Medium; medium plus or medium dark would be a bit dark


----------



## xoleaxo (Jun 18, 2009)

medium plus.. i bought medium and it's really light.


----------



## frocher (Jun 18, 2009)

,,,,,,,,


----------



## MacAtFirstSight (Jun 18, 2009)

medium works for me.


----------



## sweetkiss (Jun 18, 2009)

i'd say medium plus. i think im around nc30 (different ma's always tell me diff things -0-;; ) but i compared medium and medium plus and on me they kinda were similar with medium being lighter but then i remembered this article saying how wearing foundations that are too light for u make u look older than u are so medium plus should be okay


----------



## addictedtomac85 (Jun 18, 2009)

I am about the same colouring as you are and I use medium plus


----------



## ladyJ (Jun 19, 2009)

I'm NC30, Asian, brown eyes, and brown hair also. I use medium plus.


----------



## jacquiqui (Jun 22, 2009)

i'd say medium plus too... i'm a NW20-25 and it still works for me, but it's also cos i'm half filipino so my undertones are different.


----------



## Salynn (Jun 23, 2009)

mac nc30-35. I've medium but i think it's a bit too light. 
It will be ok for winter (when iam much near nc 30 than 35).


----------



## cheriekoala (Jun 23, 2009)

Last time when I went to the counter, the MUA tried medium and medium plus on me. Both of us agreed medium plus look better. I'm NC30, dark brown hair and brown eyes for your reference.


----------



## palmetto_barbie (Jun 24, 2009)

just medium...then add bronzer


----------



## HoneyDip (Jun 24, 2009)

hey ladies!! im bout an NC30-35 depending on season & product and the girl at the mac live chat told me that the medium is suitable for us NC30s, NC35s..because the medium plus has too much pink undertones. medium seems to be the one with the heaviest golden undertones in our shade range. does anybody of the medium plus users experience the problem that its too NW like?


----------



## FLYSKYHiGH (Jun 26, 2009)

To Honeydip: I recently bought the mineralize skinfinish in Medium and I actually found that it does have slight pinkish undertones so I'm surprised she told you it has the heaviest golden undertones.

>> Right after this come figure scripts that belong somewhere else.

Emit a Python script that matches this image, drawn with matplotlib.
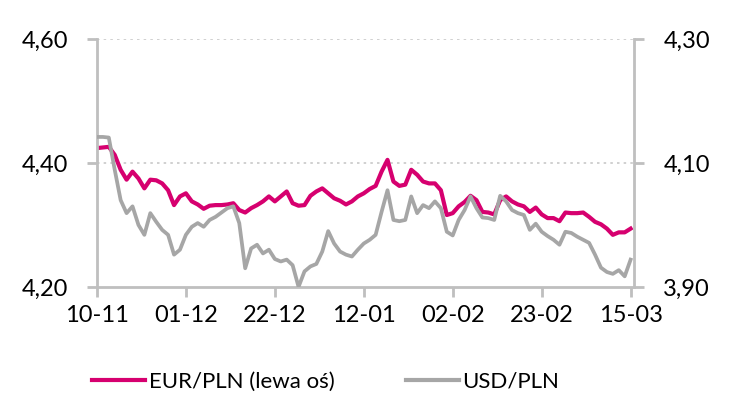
import matplotlib.pyplot as plt

plt.rcParams['font.family'] = ['Lato', 'DejaVu Sans']

# kursy (dni robocze)
eur_pln = [4.424, 4.425, 4.426, 4.413, 4.389, 4.373, 4.386, 4.375, 4.359, 4.373,
           4.372, 4.367, 4.356, 4.332, 4.346, 4.351, 4.338, 4.333, 4.326, 4.331,
           4.332, 4.332, 4.333, 4.335, 4.324, 4.320, 4.327, 4.332, 4.338, 4.346,
           4.338, 4.346, 4.354, 4.335, 4.331, 4.332, 4.347, 4.354, 4.359, 4.351,
           4.343, 4.339, 4.333, 4.338, 4.346, 4.351, 4.358, 4.363, 4.386, 4.405,
           4.370, 4.363, 4.365, 4.389, 4.381, 4.370, 4.367, 4.367, 4.356, 4.316,
           4.319, 4.330, 4.337, 4.347, 4.340, 4.321, 4.320, 4.317, 4.340, 4.346,
           4.338, 4.333, 4.330, 4.321, 4.328, 4.317, 4.311, 4.311, 4.306, 4.320,
           4.319, 4.319, 4.320, 4.313, 4.305, 4.301, 4.294, 4.284, 4.288, 4.288,
           4.294]
usd_pln = [4.142, 4.142, 4.141, 4.089, 4.040, 4.019, 4.030, 4.000, 3.984, 4.019,
           4.005, 3.992, 3.984, 3.952, 3.960, 3.984, 3.997, 4.003, 3.997, 4.008,
           4.013, 4.020, 4.027, 4.030, 4.003, 3.930, 3.962, 3.968, 3.954, 3.960,
           3.945, 3.941, 3.944, 3.935, 3.900, 3.925, 3.933, 3.937, 3.957, 3.990,
           3.970, 3.957, 3.952, 3.949, 3.960, 3.970, 3.976, 3.984, 4.021, 4.056,
           4.008, 4.006, 4.008, 4.046, 4.019, 4.032, 4.027, 4.038, 4.027, 3.989,
           3.983, 4.008, 4.024, 4.046, 4.027, 4.012, 4.011, 4.008, 4.047, 4.038,
           4.024, 4.019, 4.016, 3.992, 4.002, 3.989, 3.982, 3.976, 3.968, 3.989,
           3.987, 3.981, 3.976, 3.971, 3.952, 3.931, 3.924, 3.921, 3.927, 3.917,
           3.944]
tick_labels = ['10-11', '01-12', '22-12', '12-01', '02-02', '23-02', '15-03']
left_ticks = [4.20, 4.40, 4.60]
right_ticks = [3.90, 4.10, 4.30]

pink = '#d6006f'
grey = '#a6a6a6'
axis_col = '#bfbfbf'
x = list(range(len(eur_pln)))

fig = plt.figure(figsize=(7.4, 4.11), dpi=100)
ax = fig.add_axes([0.131, 0.302, 0.726, 0.603])
ax2 = ax.twinx()

ax.plot(x, eur_pln, color=pink, lw=3.0, solid_joinstyle='round')
ax2.plot(x, usd_pln, color=grey, lw=2.7, solid_joinstyle='round')

ax.set_xlim(0, 90.6)
ax.set_ylim(4.20, 4.60)
ax2.set_ylim(3.90, 4.30)

ax.set_yticks(left_ticks)
ax.set_yticklabels([f'{v:.2f}'.replace('.', ',') for v in left_ticks])
ax2.set_yticks(right_ticks)
ax2.set_yticklabels([f'{v:.2f}'.replace('.', ',') for v in right_ticks])
ax.set_xticks(range(0, 91, 15))
ax.set_xticklabels(tick_labels)

for v in left_ticks[1:]:
    ax.axhline(v, color='#c8c8c8', lw=1.2, ls=(0, (1.5, 2.5)), zorder=0)

for a in (ax, ax2):
    for s in a.spines.values():
        s.set_color(axis_col)
        s.set_linewidth(2)
    a.spines['top'].set_visible(False)
    a.tick_params(colors=axis_col, labelcolor='black', labelsize=17,
                  width=2, length=7, pad=14)
ax.spines['right'].set_visible(False)
ax2.spines['left'].set_visible(False)
ax2.spines['bottom'].set_visible(False)
ax.tick_params(axis='x', pad=6)

h1, = ax.plot([], [], color=pink, lw=3.0)
h2, = ax.plot([], [], color=grey, lw=3.0)
fig.legend([h1, h2], ['EUR/PLN (lewa oś)', 'USD/PLN'], loc='center',
           bbox_to_anchor=(0.44, 0.071), ncol=2, frameon=False, fontsize=16,
           handlelength=2.4, handletextpad=0.15, columnspacing=3.2)

fig.savefig('out.png', dpi=100)
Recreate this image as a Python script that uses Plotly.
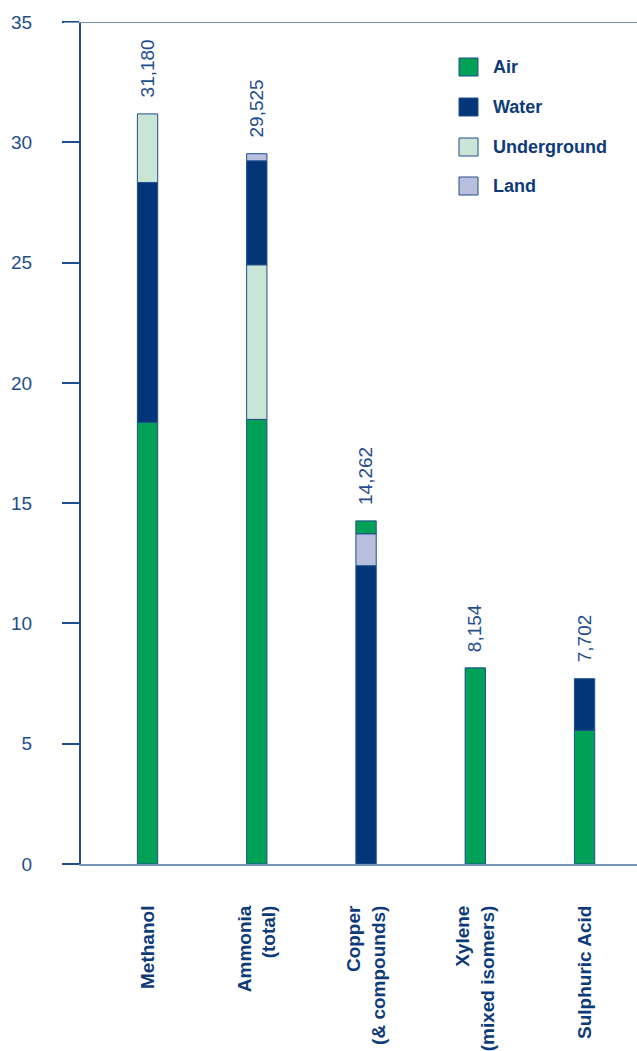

So all you ladies in the NC25-NC35 range which mineralize skinfinish natural shade works best for you?


----------



## glassy girl (Jun 27, 2009)

Well im nc30ish and i use medium but a mua told me also that med plus had a little more pinky undertone. So i'll stay away from that and now that it's summer  i guess im going 4 medium dark and c how that works.


----------



## sunshine817 (Jun 27, 2009)

.......


----------



## sunshine817 (Jun 27, 2009)

Quote:

   Originally Posted by *Susanne* 

 
_Medium Plus or Medium Dark! 
	

	
	
		
		

		
			





 Both work fine._

 
are you sure medium dark would work? i thought that medium dark is for skin tone nc/nw 40-45. please let me know i'm trying to find the right shade for myself. i'm nc30-35. thanks


----------



## sunshine817 (Jun 27, 2009)

Quote:

   Originally Posted by *glassy girl* 

 
_Well im nc30ish and i use medium but a mua told me also that med plus had a little more pinky undertone. So i'll stay away from that and now that it's summer i guess im going 4 medium dark and c how that works._

 
please let me know how medium dark works out for you. what undertone does it have? hopefully not too orange! thanks


----------



## glassy girl (Jun 29, 2009)

Well i got med dark i need 2 try it out. Also i talk 2 a different mua and she did say that med plus had more pinky undertone. Edit: Well i called mac chat and they told me that med dark is more neutral but has more on the yellowy/ golden undertones so im glad i got med dark and finally wore it 2day and it's perfect if u gotten a little bit darker 4 the summer like me.


----------



## FLYSKYHiGH (Jul 7, 2009)

Thanks for your review glassygirl; but have you tried it in Medium before? (Compared, is Medium more pinktoned than Medium dark?) 

Lol thanks in advance


----------



## glassy girl (Jul 8, 2009)

Med i supposed 2 b perfect for nc and i love it. I use nc25 in fix fluid and med in msf but needed a new msf an now that i got a lil daker  i got med dark and it's perfect)


----------



## Shadowy Lady (Jul 8, 2009)

I'm NW30 and I use Medium Plus. The shade is right it's just a tad too yellow for me. It doesn't bother me much though. I've tried Medium Dark (too dark, even in the summer) and Medium (too light)


----------